Book #12 is Bellman and Black: A Ghost Story by Diane Setterfield.

I really loved Setterfield's previous book The Thirteenth Tale. It was a wonderful book so when I saw that she had another one out, awesome.

The main character is one William Bellman, the son of the black sheep of the well Bellman family (William's father had married below his station, and then ran out on William and his mother) who own the town's mill. As a boy, William and his friends are out playing one day, and, in a fit of boyish cruelty, kill a rook. This sets things in motion.

Or does it? The problem with this book is that it calls itself a ghost story, but there's really not much 'ghost' to it. You keep waiting for it to kick in somewhat. Oh there's lots of death, and death even becomes William's obsession as he goes into the mourning business, but... the ghost of the story, Mr. Black, really isn't there.

It's a beautifully written book, and it's testament to Setterfield's skill that she can make Victorian-era milling and commerce actually kind of interesting... But beyond that, the characters don't leap off the page, and William is so focused on his work, or I guess what he sees as his atonement, that he drives all personality out of himself. Which I guess is the point, since other characters even remark as much about it.

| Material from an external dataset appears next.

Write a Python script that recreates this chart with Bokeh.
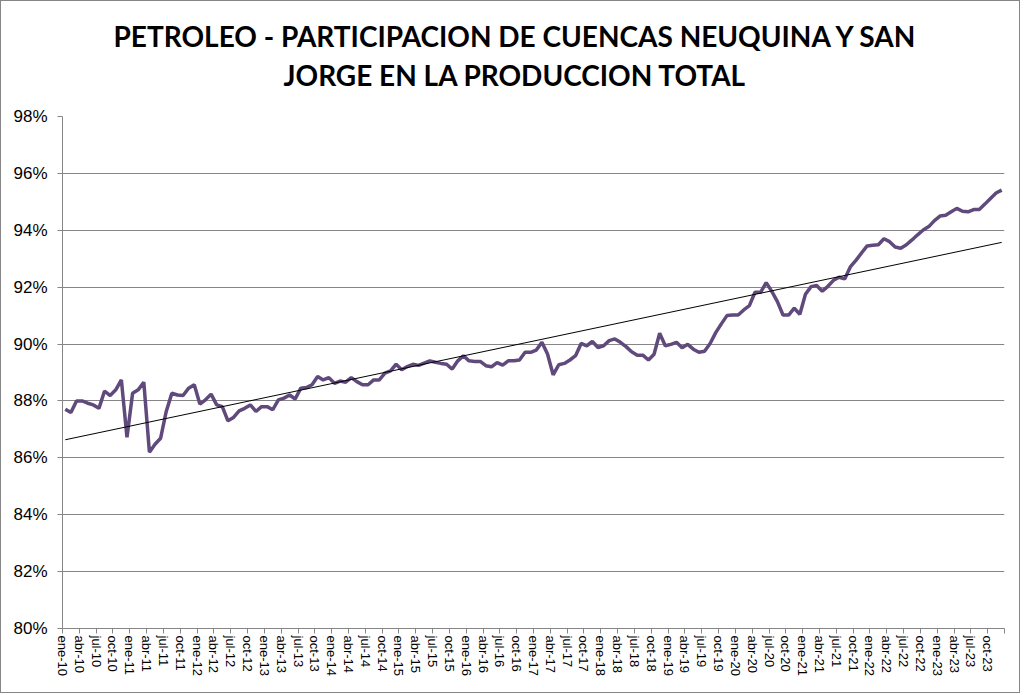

I didn't hate this book, I didn't even dislike it, but I definitely expected... more.

Tuesday, April 15, 2014

World War Snow White

Whoops, fell behind a bit again.

Book #10 is The War That Ended Peace by Margaret McMillan. I'd read McMillan's previous book, Paris 1919, about the WWI peace process and really loved it, so thought I'd check out her treatise on how the Great War was started in the first place. Especially since, this being 2014, it will be 100 years ago this summer that the War to end all wars broke out.

This was an EXTREMELY dense book. I mean, she is dealing with a cast of thousands and years of events that led to the war breaking out. It's tensions between Germany and England. And France and Germany. And Russia and Germany. And Austria-Hungary and Russia over the Balkans. And just a million other tensions and personality conflicts and war-mongering and just refusal to believe that an all encompassing European war could actually happen. Upon reading this book, you realize that the assassination of the Arch-Duke Ferdinand was really the last step before the War rather than the first step towards it. An excellent read, but definitely not an easy one.

An easier read was book #11, Boy, Snow, Bird by Helen Oyeyemi. A loose retelling of Snow White, the book takes place in the 1950s and centers around, and is mainly told by Boy Novak, a woman who escapes an abusive father and moves to a small town in upstate NY where she meets and marries a man and becomes step-mother to the enigmatic, beautiful young girl Snow. Now all is well until Boy has a child and that child... is not what Boy expected. Snow is sent away, Bird is raised without her half-sister and family secrets are brought to light. It's a very, very good book and there is a hell of a bomb dropped at the end, to the point where I hope to heck there's a sequel.